こうやって、空蝉は確実に流れ、また明日がくる。

それらを削り

それらを写すというアンバランス、不安定。

それは鉛筆を削りなにかを書く
そんなイメージが近い。

確実に減っていく鉛筆の芯。

不確実に蛇行しながら紙面に表される思いたち。

だけれど

一度も削られた事すらない鉛筆より
短くなれど、まだ書く気満々のエッジの効いたやつのほうが小気味よいではないか。


・・・

どらえもん

の道具のひとつに「かげ人間切り取りバサミ」というのがある。

"人間の影をはさみで切り取り、切り取られた影は活動を開始する。
30分の間、影は素直に命令を聞いてくれる。
この間影は声を出すことはできない。
しかし切り取ってから30分たつとずるがしこくなり、
自分が影であることが嫌になり、影が本人と入れ替わろうとする。

30分後には影は自分の意思で勝手に動き回り始め、口をきくようになる。
やがてひとりでに、真っ黒な影の姿は人間に近づき、
逆に影の主である人間のほうが色が黒くなり、
2時間ほどで両者が完全に入れ替わってしまう。
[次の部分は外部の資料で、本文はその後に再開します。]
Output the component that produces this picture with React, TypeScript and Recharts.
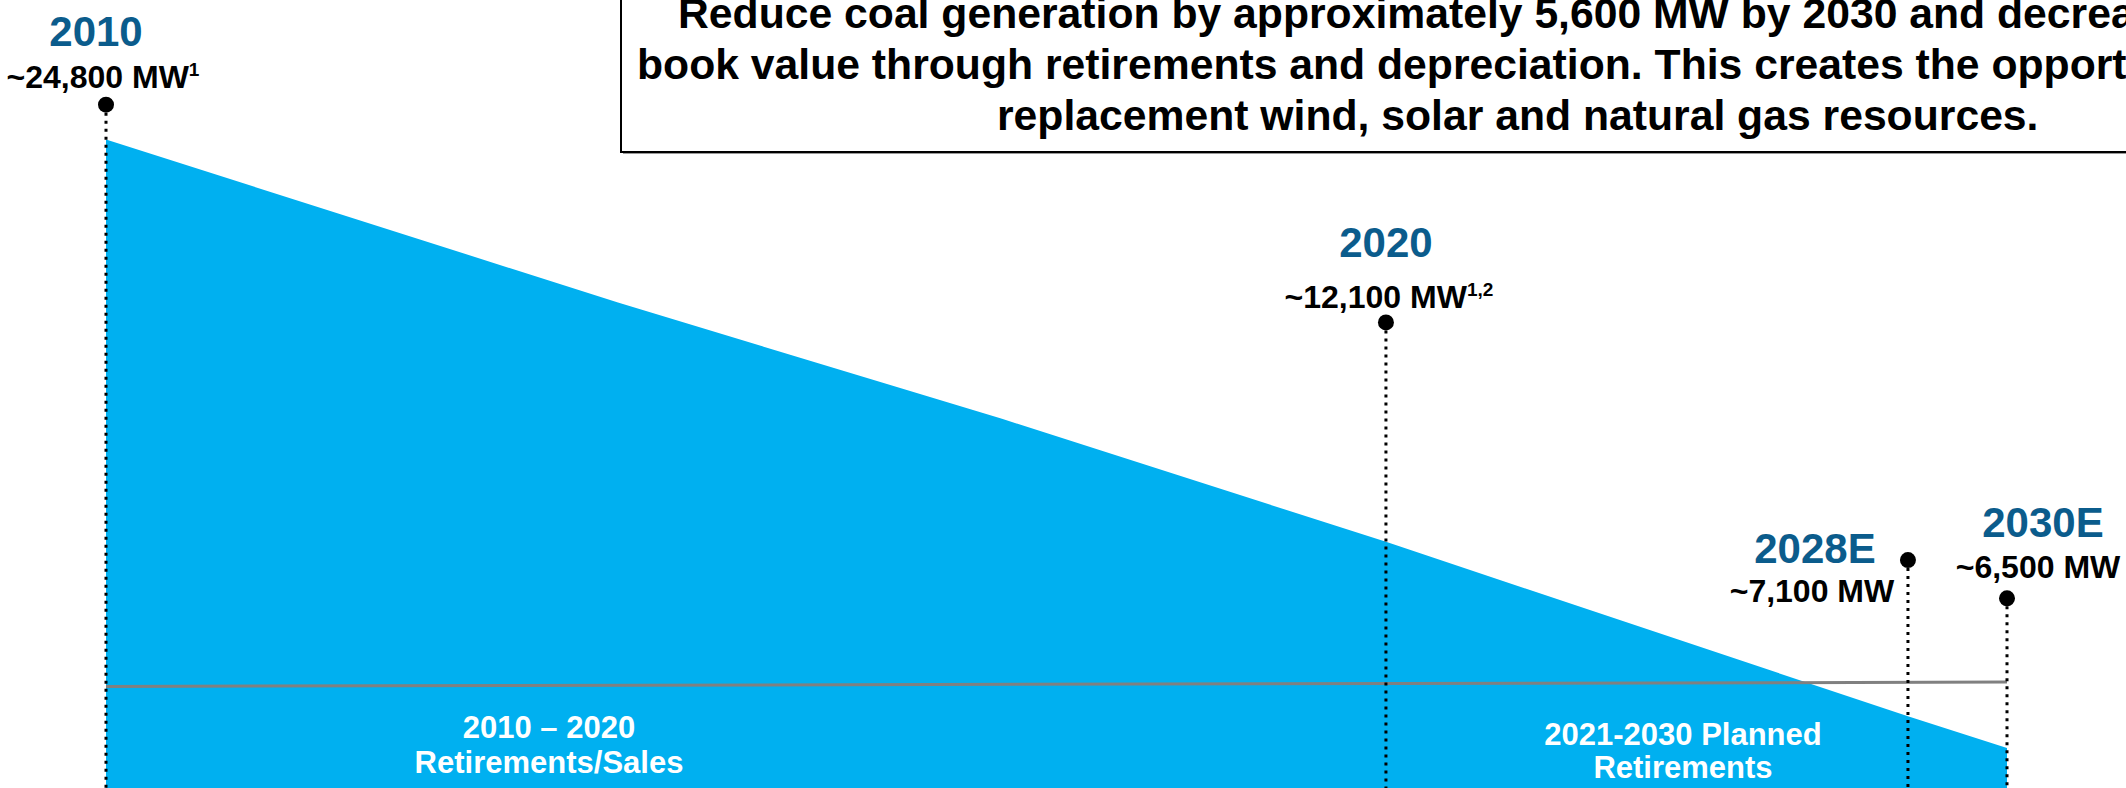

"

書き写す行為をする度に

この道具が頭をよぎっていた。

それは影を切り取る行為に似たイメージがあった。

切り取ったものも
自分自身も

同じものであるはずなのに

逆像と正像
陰と陽

切り取られた瞬間にそれは別の2つになる。

その後は別々の時空を生きる。


そしてこうも思った。

それを、切り取る行為を生業にしている人

それは狂気をはらむに違いないと。

そうでしょ

耳をちぎる画家がいるように

そうでしょ

これまで天に届くほどに星の数ほどに切り取った影にとってかわられた表現者
はいるでしょ。

切実に

この世を
この自分を

思うが故に。

切り取られて

自由を得たその影は

虎視眈々と本体を乗っ取るチャンスを窺っている。

彼らに

僕はどう写っているのであろうか。